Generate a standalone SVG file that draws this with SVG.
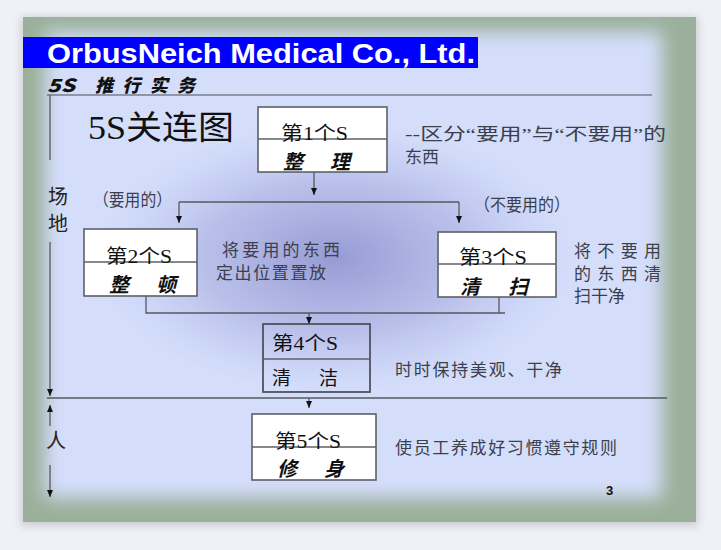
<svg xmlns="http://www.w3.org/2000/svg" width="721" height="550" viewBox="0 0 721 550">
<style>
.ln{stroke:#55585f;stroke-width:1.3;fill:none}
.box{fill:#ffffff;stroke:#5e6068;stroke-width:1.6}
.box4{fill:none;stroke:#50525a;stroke-width:1.8}
.div{stroke:#5e6068;stroke-width:1.3}
.t{font-family:"Liberation Serif","Noto Sans CJK SC",serif;font-size:19px;fill:#111}
.it{font-family:"Liberation Serif","Noto Sans CJK SC",serif;font-size:20px;font-style:italic;font-weight:bold;fill:#111}
.d{font-family:"Liberation Serif","Noto Sans CJK SC",serif;font-size:17px;fill:#3c3f4c}
.side{font-family:"Liberation Serif","Noto Sans CJK SC",serif;font-size:20px;fill:#222}
.hd{font-family:"Noto Sans CJK SC",sans-serif;font-weight:900;font-style:italic;font-size:18px;fill:#111}
</style>
<defs>
<marker id="ah" markerUnits="userSpaceOnUse" markerWidth="8" markerHeight="7" refX="7" refY="3" orient="auto">
<path d="M0,0 L7,3 L0,6 z" fill="#111"/>
</marker>
<filter id="blur" x="-10%" y="-10%" width="120%" height="120%"><feGaussianBlur stdDeviation="9"/></filter>
<filter id="sh" x="-5%" y="-5%" width="110%" height="110%"><feGaussianBlur stdDeviation="4"/></filter>
<radialGradient id="rg" cx="0.5" cy="0.5" r="0.5">
<stop offset="0" stop-color="#8f93cf" stop-opacity="0.9"/>
<stop offset="0.55" stop-color="#9ca1d8" stop-opacity="0.5"/>
<stop offset="1" stop-color="#b0b8e8" stop-opacity="0"/>
</radialGradient>
<clipPath id="cl"><rect x="23" y="17" width="673" height="505"/></clipPath>
</defs>
<rect width="721" height="550" fill="#f0f1f6"/>
<rect x="21" y="17" width="677" height="509" fill="#c9ccd6" filter="url(#sh)"/>
<g clip-path="url(#cl)">
<rect x="23" y="17" width="673" height="505" fill="#9bb09a"/>
<rect x="45" y="32" width="617" height="466" fill="#d4defb" filter="url(#blur)"/>
<ellipse cx="335" cy="258" rx="240" ry="135" fill="url(#rg)"/>
</g>
<rect x="23" y="37" width="455" height="31" fill="#0000ff"/>
<text x="47" y="63" font-family="Liberation Sans,Arial,sans-serif" font-weight="bold" font-size="28" fill="#ffffff" textLength="428" lengthAdjust="spacingAndGlyphs">OrbusNeich Medical Co., Ltd.</text>
<text class="hd" x="47" y="92" textLength="28" lengthAdjust="spacingAndGlyphs">5S</text>
<text class="hd" x="95" y="92" textLength="100" lengthAdjust="spacing">推行实务</text>
<line x1="47" y1="95" x2="652" y2="95" stroke="#4a4f5a" stroke-width="1.2"/>
<text x="88" y="139" font-family="Liberation Serif,Noto Sans CJK SC,serif" font-size="33" fill="#111" textLength="146" lengthAdjust="spacingAndGlyphs">5S关连图</text>
<text class="side" x="48" y="204">场</text>
<text class="side" x="48" y="231">地</text>
<text class="side" x="46" y="448">人</text>
<g id="connectors">
<path class="ln" d="M50,95 V160"/>
<path class="ln" d="M50,242 V396" marker-end="url(#ah)"/>
<path class="ln" d="M47,398 H667"/>
<path class="ln" d="M50,426 V405" marker-end="url(#ah)"/>
<path class="ln" d="M50,465 V497" marker-end="url(#ah)"/>
<path class="ln" d="M314,172 V195" marker-end="url(#ah)"/>
<path class="ln" d="M179,202 H459"/>
<path class="ln" d="M179,202 V223" marker-end="url(#ah)"/>
<path class="ln" d="M459,202 V223" marker-end="url(#ah)"/>
<path class="ln" d="M146,296 V313 H505"/>
<path class="ln" d="M499,297 V313"/>
<path class="ln" d="M309,313 V324" marker-end="url(#ah)"/>
<path class="ln" d="M309,398 V408" marker-end="url(#ah)"/>
</g>
<g id="n1">
<rect class="box" x="258" y="107" width="129" height="65"/>
<line class="div" x1="258" y1="139" x2="387" y2="139"/>
<text class="t" x="281" y="140" textLength="67" lengthAdjust="spacingAndGlyphs">第1个S</text>
<text class="it" x="283" y="169" textLength="67" lengthAdjust="spacing">整 理</text>
</g>
<text class="d" x="405" y="140" textLength="261" lengthAdjust="spacingAndGlyphs">--区分“要用”与“不要用”的</text>
<text class="d" x="405" y="163">东西</text>
<text class="d" x="93" y="206" textLength="79" lengthAdjust="spacingAndGlyphs">（要用的）</text>
<text class="d" x="474" y="211" textLength="96" lengthAdjust="spacingAndGlyphs">（不要用的）</text>
<g id="n2">
<rect class="box" x="84" y="229" width="113" height="67"/>
<line class="div" x1="84" y1="262" x2="197" y2="262"/>
<text class="t" x="106" y="263" textLength="66" lengthAdjust="spacingAndGlyphs">第2个S</text>
<text class="it" x="109" y="292" textLength="67" lengthAdjust="spacing">整 顿</text>
</g>
<text class="d" x="222" y="256" textLength="118" lengthAdjust="spacing">将要用的东西</text>
<text class="d" x="216" y="279" textLength="110" lengthAdjust="spacing">定出位置置放</text>
<g id="n3">
<rect class="box" x="438" y="232" width="118" height="65"/>
<line class="div" x1="438" y1="264" x2="556" y2="264"/>
<text class="t" x="459" y="264" textLength="68" lengthAdjust="spacingAndGlyphs">第3个S</text>
<text class="it" x="460" y="294" textLength="68" lengthAdjust="spacing">清 扫</text>
</g>
<text class="d" x="574" y="257" textLength="87" lengthAdjust="spacing">将不要用</text>
<text class="d" x="574" y="280" textLength="87" lengthAdjust="spacing">的东西清</text>
<text class="d" x="574" y="302">扫干净</text>
<g id="n4">
<rect class="box4" x="263" y="324" width="107" height="68"/>
<line class="div" x1="263" y1="359" x2="370" y2="359" stroke="#50525a" stroke-width="1.6"/>
<text class="t" x="272" y="350" textLength="66" lengthAdjust="spacingAndGlyphs">第4个S</text>
<text class="t" x="272" y="385" textLength="66" lengthAdjust="spacing">清 洁</text>
</g>
<text class="d" x="395" y="376" textLength="167" lengthAdjust="spacing">时时保持美观、干净</text>
<g id="n5">
<rect class="box" x="252" y="414" width="124" height="66"/>
<line class="div" x1="252" y1="447" x2="376" y2="447"/>
<text class="t" x="275" y="448" textLength="66" lengthAdjust="spacingAndGlyphs">第5个S</text>
<text class="it" x="277" y="476" textLength="67" lengthAdjust="spacing">修 身</text>
</g>
<text class="d" x="395" y="454" textLength="222" lengthAdjust="spacing">使员工养成好习惯遵守规则</text>
<text x="606" y="495" font-family="Liberation Sans,Arial,sans-serif" font-weight="bold" font-size="13" fill="#111">3</text>
</svg>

☆ ☆ ☆

STATED PROBLEM
Reproduce the listing above exactly, excluding all pictures.

OUTPUT FOR THIS EXERCISE
Generate a standalone SVG file that draws this with SVG.
<svg xmlns="http://www.w3.org/2000/svg" width="721" height="550" viewBox="0 0 721 550">
<style>
.ln{stroke:#55585f;stroke-width:1.3;fill:none}
.box{fill:#ffffff;stroke:#5e6068;stroke-width:1.6}
.box4{fill:none;stroke:#50525a;stroke-width:1.8}
.div{stroke:#5e6068;stroke-width:1.3}
.t{font-family:"Liberation Serif","Noto Sans CJK SC",serif;font-size:19px;fill:#111}
.it{font-family:"Liberation Serif","Noto Sans CJK SC",serif;font-size:20px;font-style:italic;font-weight:bold;fill:#111}
.d{font-family:"Liberation Serif","Noto Sans CJK SC",serif;font-size:17px;fill:#3c3f4c}
.side{font-family:"Liberation Serif","Noto Sans CJK SC",serif;font-size:20px;fill:#222}
.hd{font-family:"Noto Sans CJK SC",sans-serif;font-weight:900;font-style:italic;font-size:18px;fill:#111}
</style>
<defs>
<marker id="ah" markerUnits="userSpaceOnUse" markerWidth="8" markerHeight="7" refX="7" refY="3" orient="auto">
<path d="M0,0 L7,3 L0,6 z" fill="#111"/>
</marker>
<filter id="blur" x="-10%" y="-10%" width="120%" height="120%"><feGaussianBlur stdDeviation="9"/></filter>
<filter id="sh" x="-5%" y="-5%" width="110%" height="110%"><feGaussianBlur stdDeviation="4"/></filter>
<radialGradient id="rg" cx="0.5" cy="0.5" r="0.5">
<stop offset="0" stop-color="#8f93cf" stop-opacity="0.9"/>
<stop offset="0.55" stop-color="#9ca1d8" stop-opacity="0.5"/>
<stop offset="1" stop-color="#b0b8e8" stop-opacity="0"/>
</radialGradient>
<clipPath id="cl"><rect x="23" y="17" width="673" height="505"/></clipPath>
</defs>
<rect width="721" height="550" fill="#f0f1f6"/>
<rect x="21" y="17" width="677" height="509" fill="#c9ccd6" filter="url(#sh)"/>
<g clip-path="url(#cl)">
<rect x="23" y="17" width="673" height="505" fill="#9bb09a"/>
<rect x="45" y="32" width="617" height="466" fill="#d4defb" filter="url(#blur)"/>
<ellipse cx="335" cy="258" rx="240" ry="135" fill="url(#rg)"/>
</g>
<rect x="23" y="37" width="455" height="31" fill="#0000ff"/>
<text x="47" y="63" font-family="Liberation Sans,Arial,sans-serif" font-weight="bold" font-size="28" fill="#ffffff" textLength="428" lengthAdjust="spacingAndGlyphs">OrbusNeich Medical Co., Ltd.</text>
<text class="hd" x="47" y="92" textLength="28" lengthAdjust="spacingAndGlyphs">5S</text>
<text class="hd" x="95" y="92" textLength="100" lengthAdjust="spacing">推行实务</text>
<line x1="47" y1="95" x2="652" y2="95" stroke="#4a4f5a" stroke-width="1.2"/>
<text x="88" y="139" font-family="Liberation Serif,Noto Sans CJK SC,serif" font-size="33" fill="#111" textLength="146" lengthAdjust="spacingAndGlyphs">5S关连图</text>
<text class="side" x="48" y="204">场</text>
<text class="side" x="48" y="231">地</text>
<text class="side" x="46" y="448">人</text>
<g id="connectors">
<path class="ln" d="M50,95 V160"/>
<path class="ln" d="M50,242 V396" marker-end="url(#ah)"/>
<path class="ln" d="M47,398 H667"/>
<path class="ln" d="M50,426 V405" marker-end="url(#ah)"/>
<path class="ln" d="M50,465 V497" marker-end="url(#ah)"/>
<path class="ln" d="M314,172 V195" marker-end="url(#ah)"/>
<path class="ln" d="M179,202 H459"/>
<path class="ln" d="M179,202 V223" marker-end="url(#ah)"/>
<path class="ln" d="M459,202 V223" marker-end="url(#ah)"/>
<path class="ln" d="M146,296 V313 H505"/>
<path class="ln" d="M499,297 V313"/>
<path class="ln" d="M309,313 V324" marker-end="url(#ah)"/>
<path class="ln" d="M309,398 V408" marker-end="url(#ah)"/>
</g>
<g id="n1">
<rect class="box" x="258" y="107" width="129" height="65"/>
<line class="div" x1="258" y1="139" x2="387" y2="139"/>
<text class="t" x="281" y="140" textLength="67" lengthAdjust="spacingAndGlyphs">第1个S</text>
<text class="it" x="283" y="169" textLength="67" lengthAdjust="spacing">整 理</text>
</g>
<text class="d" x="405" y="140" textLength="261" lengthAdjust="spacingAndGlyphs">--区分“要用”与“不要用”的</text>
<text class="d" x="405" y="163">东西</text>
<text class="d" x="93" y="206" textLength="79" lengthAdjust="spacingAndGlyphs">（要用的）</text>
<text class="d" x="474" y="211" textLength="96" lengthAdjust="spacingAndGlyphs">（不要用的）</text>
<g id="n2">
<rect class="box" x="84" y="229" width="113" height="67"/>
<line class="div" x1="84" y1="262" x2="197" y2="262"/>
<text class="t" x="106" y="263" textLength="66" lengthAdjust="spacingAndGlyphs">第2个S</text>
<text class="it" x="109" y="292" textLength="67" lengthAdjust="spacing">整 顿</text>
</g>
<text class="d" x="222" y="256" textLength="118" lengthAdjust="spacing">将要用的东西</text>
<text class="d" x="216" y="279" textLength="110" lengthAdjust="spacing">定出位置置放</text>
<g id="n3">
<rect class="box" x="438" y="232" width="118" height="65"/>
<line class="div" x1="438" y1="264" x2="556" y2="264"/>
<text class="t" x="459" y="264" textLength="68" lengthAdjust="spacingAndGlyphs">第3个S</text>
<text class="it" x="460" y="294" textLength="68" lengthAdjust="spacing">清 扫</text>
</g>
<text class="d" x="574" y="257" textLength="87" lengthAdjust="spacing">将不要用</text>
<text class="d" x="574" y="280" textLength="87" lengthAdjust="spacing">的东西清</text>
<text class="d" x="574" y="302">扫干净</text>
<g id="n4">
<rect class="box4" x="263" y="324" width="107" height="68"/>
<line class="div" x1="263" y1="359" x2="370" y2="359" stroke="#50525a" stroke-width="1.6"/>
<text class="t" x="272" y="350" textLength="66" lengthAdjust="spacingAndGlyphs">第4个S</text>
<text class="t" x="272" y="385" textLength="66" lengthAdjust="spacing">清 洁</text>
</g>
<text class="d" x="395" y="376" textLength="167" lengthAdjust="spacing">时时保持美观、干净</text>
<g id="n5">
<rect class="box" x="252" y="414" width="124" height="66"/>
<line class="div" x1="252" y1="447" x2="376" y2="447"/>
<text class="t" x="275" y="448" textLength="66" lengthAdjust="spacingAndGlyphs">第5个S</text>
<text class="it" x="277" y="476" textLength="67" lengthAdjust="spacing">修 身</text>
</g>
<text class="d" x="395" y="454" textLength="222" lengthAdjust="spacing">使员工养成好习惯遵守规则</text>
<text x="606" y="495" font-family="Liberation Sans,Arial,sans-serif" font-weight="bold" font-size="13" fill="#111">3</text>
</svg>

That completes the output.